Cuando estamos juntos, un conglomerado humano de cualquier dimensión, escala y proporción, somos las afinidades que nos permiten vernos como conjunto de relaciones probables y también somos las diferencias, las características individuales a las que un querido amigo las llama “los super poderes” de cada uno.
Marina Garcés, en uno de sus escritos nos invita a “pensar la diferencia sin referencias de identidad”1. Si hacemos ese ejercicio, tendremos dos consecuencias:
La primera es que nos daremos cuenta de la necesidad del “modelo”, en relación al que se marca la identidad. La referencia de lo idéntico, en función de lo cual planteamos o descubrimos la diferencia.
Y la segunda, es la multiplicidad. El conjunto de relaciones probables entre diferentes y desde ese punto de vista, el potencial del valor de la complejidad.
Es en estos dos elementos en donde considero que radica la riqueza de los conjuntos humanos y en su mejor y probablemente máxima escala, las ciudades. Cuando pienso en la ciudad, pienso en un conglomerado social dispar, heterogéneo, diferente. Comunidades con unas identidades medianamente definidas, con unos derroteros afines, encontrándose con otras, diferentes a ellas, para vivir cotidianidades, la vida sencilla y prosaica del día a día, en las que encuentran sus elementos comunes, esos elementos comunes que son las pequeñas cosas de las que está hecha la vida de la ciudad.

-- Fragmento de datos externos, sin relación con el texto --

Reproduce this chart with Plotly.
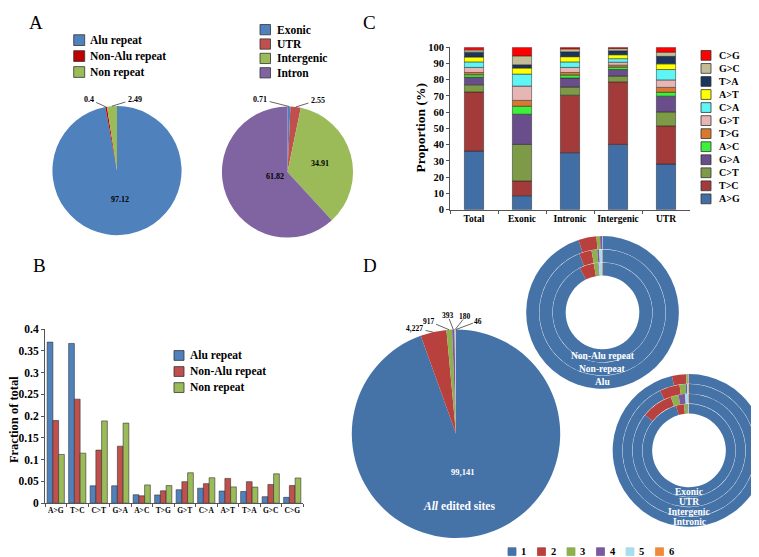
import math
import plotly.graph_objects as go

W, H = 759, 557
SERIF = "Liberation Serif, Times New Roman, serif"

# ---------------- data ----------------
# Panel A
a1_labels = ["Alu repeat", "Non-Alu repeat", "Non repeat"]
a1_values = [97.12, 0.4, 2.49]
a1_colors = ["#4F81BD", "#C00000", "#9BBB59"]
a2_labels = ["Exonic", "UTR", "Intergenic", "Intron"]
a2_values = [0.71, 2.55, 34.91, 61.82]
a2_colors = ["#4F81BD", "#C0504D", "#9BBB59", "#8064A2"]

# Panel B
b_categories = ["A>G", "T>C", "C>T", "G>A", "A>C", "T>G", "G>T", "C>A", "A>T", "T>A", "G>C", "C>G"]
b_series = ["Alu repeat", "Non-Alu repeat", "Non repeat"]
b_alu = [0.370, 0.367, 0.040, 0.040, 0.0195, 0.019, 0.031, 0.0345, 0.028, 0.027, 0.015, 0.0135]
b_nonalu = [0.190, 0.239, 0.122, 0.131, 0.017, 0.0285, 0.0495, 0.045, 0.057, 0.0495, 0.043, 0.0405]
b_nonrep = [0.112, 0.115, 0.189, 0.184, 0.042, 0.0405, 0.070, 0.0585, 0.0375, 0.037, 0.0675, 0.058]
b_colors = ["#4F81BD", "#C0504D", "#9BBB59"]
b_yticks = [0, 0.05, 0.1, 0.15, 0.2, 0.25, 0.3, 0.35, 0.4]

# Panel C
c_categories = ["Total", "Exonic", "Intronic", "Intergenic", "UTR"]
c_types = ["A>G", "T>C", "C>T", "G>A", "A>C", "T>G", "G>T", "C>A", "A>T", "T>A", "G>C", "C>G"]
c_total = [36.1, 36.4, 4.4, 4.6, 1.6, 1.4, 3.1, 3.4, 3.0, 3.0, 1.4, 1.6]
c_exonic = [8.6, 9.1, 22.5, 18.6, 4.9, 3.6, 8.8, 7.4, 3.7, 2.0, 5.5, 5.3]
c_intronic = [35.1, 35.4, 5.0, 5.6, 1.8, 1.6, 3.1, 3.4, 3.2, 3.0, 1.8, 1.0]
c_intergenic = [40.2, 38.5, 3.6, 4.0, 1.5, 1.2, 1.8, 2.2, 2.4, 2.4, 1.4, 0.8]
c_utr = [28.1, 23.5, 8.6, 9.7, 2.4, 3.0, 4.6, 6.4, 3.5, 4.6, 2.6, 3.0]
c_colors = ["#426EA6", "#A23B39", "#7D9B46", "#6A4E8C", "#3CF03C", "#D9782F",
            "#E6B6B6", "#5FF5F5", "#FFFF00", "#1B355C", "#C4BC96", "#FF0000"]

# Panel D
d_classes = ["1", "2", "3", "4", "5", "6"]
d_all = [99141, 4227, 917, 393, 180, 46]
d_alu = [94.9, 3.83, 0.75, 0.42, 0.08, 0.02]
d_nonrepeat = [94.0, 3.2, 1.45, 0.5, 0.75, 0.1]
d_nonalu = [92.5, 4.67, 1.36, 0.22, 1.03, 0.22]
d_intronic = [96.4, 3.0, 0.33, 0.12, 0.05, 0.1]
d_intergenic = [92.8, 4.9, 1.5, 0.3, 0.36, 0.14]
d_utr = [85.8, 9.0, 2.2, 1.9, 0.9, 0.2]
d_exonic = [95.5, 2.75, 1.2, 0.25, 0.2, 0.1]
d_colors = ["#4573A8", "#B8413E", "#8EB04E", "#7A5A9E", "#A9DCEC", "#F08A3A"]

# ---------------- helpers ----------------
def fx(x):
    return x / W

def fy(y):
    return 1 - y / H

shapes = []
ann = []

def font(size, color="#000000", bold=True, italic=False):
    return dict(family=SERIF, size=size, color=color,
                weight="bold" if bold else "normal",
                style="italic" if italic else "normal")

def text(x, y, s, size, color="#000000", bold=True, italic=False, xanchor="center", angle=0):
    ann.append(dict(x=fx(x), y=fy(y), xref="paper", yref="paper", text=s, showarrow=False,
                    xanchor=xanchor, yanchor="middle", textangle=angle,
                    font=font(size, color, bold, italic)))

def pointer(px_, py_, lx, ly, s, size):
    """Label at (lx, ly) with a leader line to the slice edge point (px_, py_)."""
    text(lx, ly, s, size)
    hw = 0.27 * size * len(s) + 1
    hh = 0.42 * size
    dx, dy = px_ - lx, py_ - ly
    t = min(hw / abs(dx) if dx else 1e9, hh / abs(dy) if dy else 1e9)
    tx, ty = lx + t * dx, ly + t * dy
    shapes.append(dict(type="line", xref="paper", yref="paper",
                       x0=fx(tx), y0=fy(ty), x1=fx(px_), y1=fy(py_),
                       line=dict(color="#222", width=0.7)))

def swatch(x, yc, size, color, label, fsize, gap=4, line="#333"):
    shapes.append(dict(type="rect", xref="paper", yref="paper",
                       x0=fx(x), x1=fx(x + size), y0=fy(yc + size / 2), y1=fy(yc - size / 2),
                       fillcolor=color, line=dict(color=line, width=0.8)))
    text(x + size + gap, yc, label, fsize, xanchor="left")

def domain(cx, cy, r):
    return dict(x=[fx(cx - r), fx(cx + r)], y=[fy(cy + r), fy(cy - r)])

def angles(values):
    tot = float(sum(values))
    out, acc = [], 0.0
    for v in values:
        out.append((acc / tot * 360, (acc + v) / tot * 360))
        acc += v
    return out

def polar(cx, cy, r, deg):
    a = math.radians(deg)
    return cx + r * math.sin(a), cy - r * math.cos(a)

fig = go.Figure()

def pie(values, colors, cx, cy, r, hole=0.0):
    fig.add_trace(go.Pie(values=values, labels=[str(i) for i in range(len(values))],
                         marker=dict(colors=colors, line=dict(width=0)),
                         sort=False, direction="clockwise", rotation=0, hole=hole,
                         textinfo="none", hoverinfo="value", showlegend=False,
                         domain=domain(cx, cy, r)))

# ---------------- Panel A ----------------
A1 = (109, 160, 66)
pie(a1_values, a1_colors, *A1)
ang1 = angles(a1_values)
a1_outside = {1: (81, 87), 2: (127, 87)}
for i, v in enumerate(a1_values):
    mid = sum(ang1[i]) / 2
    if i in a1_outside:
        ex, ey = polar(A1[0], A1[1], A1[2], mid)
        pointer(ex, ey, *a1_outside[i], str(v), 8)
    else:
        tx, ty = polar(A1[0], A1[1], A1[2] * 0.45, mid)
        text(tx, ty, str(v), 8)

A2 = (279.5, 161.5, 67)
pie(a2_values, a2_colors, *A2)
ang2 = angles(a2_values)
a2_outside = {0: (252, 87), 1: (310, 88)}
a2_radial = {2: 0.5, 3: 0.2}
for i, v in enumerate(a2_values):
    mid = sum(ang2[i]) / 2
    if i in a2_outside:
        ex, ey = polar(A2[0], A2[1], A2[2], mid)
        pointer(ex, ey, *a2_outside[i], str(v), 8)
    else:
        tx, ty = polar(A2[0], A2[1], A2[2] * a2_radial[i], mid)
        text(tx, ty, str(v), 8)

for k, (lab, col) in enumerate(zip(a1_labels, a1_colors)):
    swatch(65.7, 26.7 + 16.3 * k, 11, col, lab, 11.5, gap=3.5)
for k, (lab, col) in enumerate(zip(a2_labels, a2_colors)):
    swatch(252, 16 + 14.7 * k, 10.5, col, lab, 11.5, gap=4)

# ---------------- Panel B ----------------
for i, (name, vals, col) in enumerate(zip(b_series, [b_alu, b_nonalu, b_nonrep], b_colors)):
    fig.add_trace(go.Bar(x=b_categories, y=vals, name=name, width=0.8 / 3,
                         offset=-0.4 + i * 0.8 / 3,
                         marker=dict(color=col, line=dict(color="#333", width=0.6)),
                         xaxis="x", yaxis="y", showlegend=False))
for k, (lab, col) in enumerate(zip(b_series, b_colors)):
    swatch(166, 349 + 16.4 * k, 10, col, lab, 11.5, gap=4)
text(6, 415, "Fraction of total", 12.5, angle=-90)

# ---------------- Panel C ----------------
c_regions = [c_total, c_exonic, c_intronic, c_intergenic, c_utr]
for j, t in enumerate(c_types):
    fig.add_trace(go.Bar(x=c_categories, y=[r[j] for r in c_regions],
                         base=[sum(r[:j]) for r in c_regions], width=0.4, name=t,
                         marker=dict(color=c_colors[j], line=dict(color="#222", width=0.5)),
                         xaxis="x2", yaxis="y2", showlegend=False))
for k in range(len(c_types)):
    j = len(c_types) - 1 - k
    swatch(693, 42.3 + 13.33 * k, 10, c_colors[j], c_types[j], 10, gap=6)
text(412, 117, "Proportion (%)", 13.5, angle=-90)

# ---------------- Panel D ----------------
D0 = (448, 429, 106.5)
pie(d_all, d_colors, *D0)
angd = angles(d_all)
d_label_pos = [None, (406.5, 321), (421, 314), (440, 308.5), (457.5, 309), (470, 314)]
for i, v in enumerate(d_all):
    if d_label_pos[i] is None:
        continue
    mid = sum(angd[i]) / 2
    ex, ey = polar(D0[0], D0[1], D0[2], mid)
    pointer(ex, ey, *d_label_pos[i], f"{v:,}", 7.5)
mid0 = sum(angd[0]) / 2
tx, ty = polar(D0[0], D0[1], D0[2] * 0.37, mid0)
text(tx, ty, f"{d_all[0]:,}", 8.5, color="white")
text(D0[0] + 3, D0[1] + 74, "<i>All</i> edited sites", 11.5, color="white")

def donut(rings, names, cx, cy, R, rin):
    w = (R - rin) / len(rings)
    for k, (vals, nm) in enumerate(zip(rings, names)):
        ro = R - k * w
        ri = ro - w + 0.35
        pie(vals, d_colors, cx, cy, ro, hole=ri / ro)
        text(cx, cy + ro - w / 2, nm, 9.5, color="white")

donut([d_alu, d_nonrepeat, d_nonalu], ["Alu", "Non-repeat", "Non-Alu repeat"], 594.5, 305, 78, 37.3)
donut([d_intronic, d_intergenic, d_utr, d_exonic], ["Intronic", "Intergenic", "UTR", "Exonic"],
      681, 446, 78, 37.3)

for k, (lab, col) in enumerate(zip(d_classes, d_colors)):
    swatch(500 + 29.5 * k, 549.5, 8, col, lab, 10.5, gap=3, line=col)

# panel letters
text(28, 9, "A", 19, bold=False)
text(361, 9, "C", 19, bold=False)
text(31, 257, "B", 19, bold=False)
text(362, 257, "D", 19, bold=False)

# ---------------- layout ----------------
axis_common = dict(showgrid=False, zeroline=False, showline=True, linecolor="#555", linewidth=1,
                   ticks="outside", ticklen=3, tickcolor="#555", fixedrange=True)
fig.update_layout(
    width=W, height=H, margin=dict(l=0, r=0, t=0, b=0),
    paper_bgcolor="white", plot_bgcolor="white",
    barmode="overlay", showlegend=False,
    xaxis=dict(domain=[fx(37), fx(295)], anchor="y", type="category",
               range=[-0.5, len(b_categories) - 0.5], tickson="boundaries", tickangle=0,
               tickfont=font(7.5), **axis_common),
    yaxis=dict(domain=[fy(500), fy(322)], anchor="x", range=[0, 0.4],
               tickvals=b_yticks, ticktext=[f"{v:g}" for v in b_yticks],
               tickfont=font(11.5), **axis_common),
    xaxis2=dict(domain=[fx(442), fx(682)], anchor="y2", type="category",
                range=[-0.5, len(c_categories) - 0.5], tickson="boundaries", tickangle=0,
                tickfont=font(9.5), **axis_common),
    yaxis2=dict(domain=[fy(200), fy(34)], anchor="x2", range=[0, 100], dtick=10,
                tickfont=font(10.5), **axis_common),
    shapes=shapes, annotations=ann,
)

fig.write_html("out.html")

Cuando pienso en lo que se nos ha dado en llamar espacio público, pienso en un lienzo en blanco donde esas relaciones de mediación, de encuentro, sean posibles, con elementos propios de la ciudad, que estimulen el encuentro y que posibiliten todas las relaciones posibles. Pienso más bien en un lienzo en blanco con pinceles y óleos a escoger y ser gastados por una ciudadanía empática, responsable y sobre todo compleja y en constante conflicto.
1 | Garces, Marina. (2016). Fuera de clase. Barcelona: Galaxia Gutenberg.